Fifty soldiers provided by the Viceroy sailed with the ship, armed with weapons of war. They arrived on the shores of Lough Swilly and dropped anchor under the village of Rathmullen, in the MacSweeney’s country. It was not long before their purpose had been accomplished. The young lords from the castle came down to traffic with the merchant ship, and the wines were good. It chanced that Hugh Roe arrived late, with a troop of youthful companions, and more wine was sent for to the ship. It was refused on the ground that it was running short; but it was suggested that if the gentlemen would come down to the ship they could get sufficient for their entertainment out of what remained.
While they were feasting the anchor was weighed, and the ship began to put off into deep water. The youths, when they found this out, discovered also that they were enclosed under hatches and unable either to fight or escape. As soon as the country people got wind of what was happening they put off in boats to try to stop the ship and offer other hostages. The MacSweeneys were allowed to depart on giving their sons in their place, but Hugh Roe was carried off to Dublin, examined and committed to the warder of Dublin Castle, where he joined the sad group of chiefs’ sons, young fellows from the open hillsides and plains of the country, condemned, for no crime of their own, to spend their days “in the grate,” begging their bread from the passers-by, as hostages for the good behaviour of their families.

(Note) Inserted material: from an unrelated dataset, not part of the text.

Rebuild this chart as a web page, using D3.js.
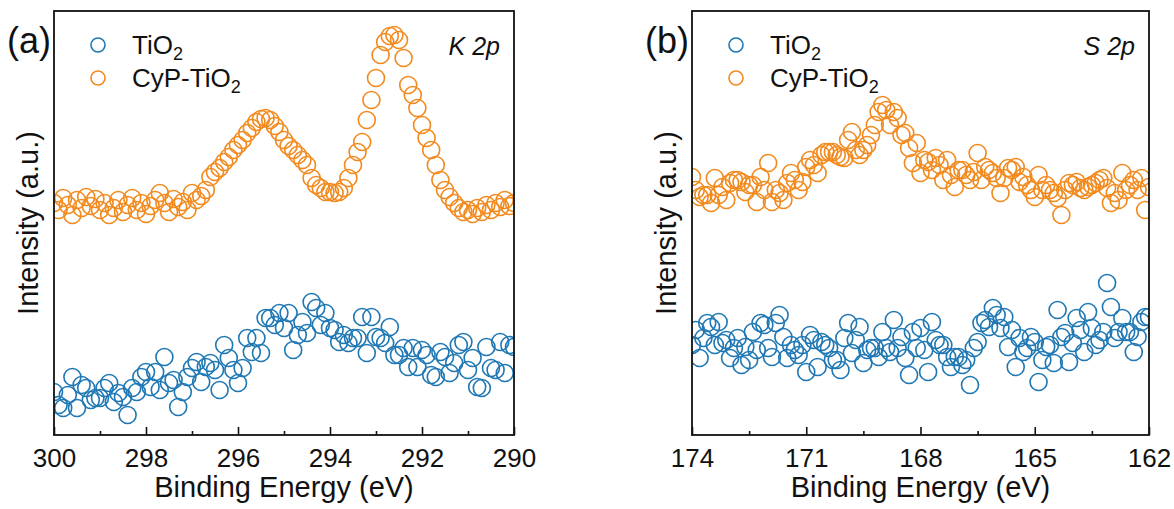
<!DOCTYPE html>
<meta charset="utf-8">
<style>
body { margin: 0; background: #fff; }
text { font-family: "Liberation Sans", Arial, sans-serif; fill: #111; }
.tick text { font-size: 26px; }
.title { font-size: 29px; }
</style>
<script src="https://d3js.org/d3.v7.min.js"></script>
<svg width="1174" height="509"></svg>
<script>

// K 2p: 300 -> 290 eV, 0.1 eV step
var k2pStart = 300, k2pStep = -0.1;
var k2pTiO2 = [43,30,27,40,58,27,50,47,35,37, 37,47,52,33,42,38,20,47,43,58,
  63,48,63,45,78,52,55,28,43,58, 67,73,53,68,72,65,45,90,77,65,
  52,67,97,83,97,82,117,117,110,122, 107,122,85,100,113,102,133,127,110,122,
  107,105,93,100,92,97,97,118,82,118, 98,97,92,108,80,80,87,68,87,68,
  85,80,60,58,83,78,62,72,90,93, 65,77,48,47,88,67,65,93,62,90, 88];
var k2pCyP = [232,225,237,230,220,235,227,238,229,236, 225,232,220,227,235,223,230,237,225,232,
  221,229,235,242,232,223,236,228,233,225, 242,235,239,245,258,263,267,273,278,285,
  290,295,302,307,313,316,317,315,309,303, 295,289,285,280,275,270,257,250,247,243,
  243,242,243,247,257,270,283,293,315,335, 357,380,393,399,400,395,377,350,340,327,
  310,297,285,270,255,245,238,232,227,223, 225,221,227,223,230,225,232,228,235,229, 232];

// S 2p: 174 -> 162 eV, 0.1 eV step
var s2pStart = 174, s2pStep = -0.1;
var s2pTiO2 = [90,105,77,97,112,108,90,113,92,95, 77,87,97,70,88,75,103,85,112,110,
  87,78,112,120,98,77,90,85,80,90, 63,100,95,68,93,90,87,75,75,65,
  97,112,82,95,108,72,85,87,87,78, 103,87,83,115,87,98,77,60,103,87,
  107,85,63,113,95,90,90,78,68,78, 78,70,75,50,87,93,112,115,108,127,
  120,107,118,88,105,68,97,83,87,98, 93,53,75,88,90,72,125,98,102,73,
  92,117,105,83,123,107,90,95,103,152, 128,97,103,117,103,103,83,98,113,118,118];
var s2pCyP = [258,245,238,240,240,232,257,240,248,235, 252,255,255,253,243,250,250,233,258,245,
  272,233,245,242,235,252,262,255,245,253, 268,275,270,262,280,283,283,283,280,278,
  277,295,303,285,280,285,290,300,310,323, 330,325,310,323,317,300,302,287,272,292,
  262,275,273,265,277,270,255,275,260,248, 265,265,260,255,263,282,255,268,265,262,
  257,242,257,267,265,268,253,258,250,245, 238,260,245,250,245,242,237,220,245,252,
  250,253,247,245,248,250,252,255,257,247, 232,242,235,262,245,250,255,245,257,225,248];

var seriesNames = ["TiO", "CyP-TiO"];
var colors = ["#1f78b4", "#f28a1e"];

var svg = d3.select("svg");

function toPoints(vals, start, step) {
  return vals.map(function(v, i) { return { e: start + i * step, v: v }; });
}

var panels = [
  { id: "a", label: "(a)", tag: "K 2p", left: 54, right: 514, domain: [300, 290],
    major: d3.range(300, 289, -2), minor: d3.range(299, 290, -2),
    series: [toPoints(k2pTiO2, k2pStart, k2pStep), toPoints(k2pCyP, k2pStart, k2pStep)] },
  { id: "b", label: "(b)", tag: "S 2p", left: 692, right: 1149, domain: [174, 162],
    major: d3.range(174, 161, -3), minor: d3.range(172.5, 162, -3),
    series: [toPoints(s2pTiO2, s2pStart, s2pStep), toPoints(s2pCyP, s2pStart, s2pStep)] }
];

var plotTop = 11, plotBottom = 435;

panels.forEach(function(p) {
  var x = d3.scaleLinear().domain(p.domain).range([p.left, p.right]);
  var y = d3.scaleLinear().domain([0, 424]).range([plotBottom, plotTop]);
  var g = svg.append("g");

  g.append("clipPath").attr("id", "clip-" + p.id)
    .append("rect").attr("x", p.left).attr("y", plotTop)
    .attr("width", p.right - p.left).attr("height", plotBottom - plotTop);

  var plot = g.append("g").attr("clip-path", "url(#clip-" + p.id + ")");
  p.series.forEach(function(s, k) {
    plot.selectAll(".pt" + k).data(s).enter().append("circle")
      .attr("cx", function(d) { return x(d.e); })
      .attr("cy", function(d) { return y(d.v); })
      .attr("r", 8.5)
      .attr("fill", "none")
      .attr("stroke", colors[k])
      .attr("stroke-width", 1.6);
  });

  // frame
  g.append("rect").attr("x", p.left).attr("y", plotTop)
    .attr("width", p.right - p.left).attr("height", plotBottom - plotTop)
    .attr("fill", "none").attr("stroke", "#111").attr("stroke-width", 1.8);

  // ticks (inward)
  g.append("g").attr("transform", "translate(0," + plotBottom + ")")
    .call(d3.axisBottom(x).tickValues(p.major).tickSizeInner(-8).tickSizeOuter(0).tickPadding(14)
      .tickFormat(d3.format("d")))
    .call(function(a) { a.select(".domain").remove(); a.selectAll("line").attr("stroke", "#111").attr("stroke-width", 1.6); });
  g.append("g").attr("transform", "translate(0," + plotBottom + ")")
    .call(d3.axisBottom(x).tickValues(p.minor).tickSizeInner(-4).tickSizeOuter(0).tickFormat(""))
    .call(function(a) { a.select(".domain").remove(); a.selectAll("line").attr("stroke", "#111").attr("stroke-width", 1.6); });

  var cx = (p.left + p.right) / 2;
  g.append("text").attr("class", "title").attr("x", cx).attr("y", 497)
    .attr("text-anchor", "middle").text("Binding Energy (eV)");
  g.append("text").attr("class", "title")
    .attr("transform", "translate(" + (p.left - 16) + "," + ((plotTop + plotBottom) / 2) + ") rotate(-90)")
    .attr("text-anchor", "middle").text("Intensity (a.u.)");

  g.append("text").attr("x", p.left - 47).attr("y", 53)
    .style("font-size", "36px").text(p.label);

  g.append("text").attr("x", p.right - 14).attr("y", 55)
    .attr("text-anchor", "end").style("font-size", "25px").style("font-style", "italic")
    .text(p.tag);

  // legend
  seriesNames.forEach(function(n, k) {
    var ly = 45 + k * 33;
    g.append("circle").attr("cx", p.left + 44).attr("cy", ly).attr("r", 7)
      .attr("fill", "none").attr("stroke", colors[k]).attr("stroke-width", 1.6);
    var t = g.append("text").attr("x", p.left + 78).attr("y", ly + 9).style("font-size", "26px");
    t.append("tspan").text(n);
    t.append("tspan").attr("dy", 6).style("font-size", "18px").text("2");
  });
});

</script>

Anything more corrupting to youth or more embittering against the Government than this system it would be difficult to imagine. Hugh, the most important of the hostages, was kept in chains for three years and three months, and it is not surprising that these high-spirited lads spent their time in their “close prison” railing upon the unjust sentences and harsh treatment meted out to themselves and their people, and vowing revenge if their chance should come.[18]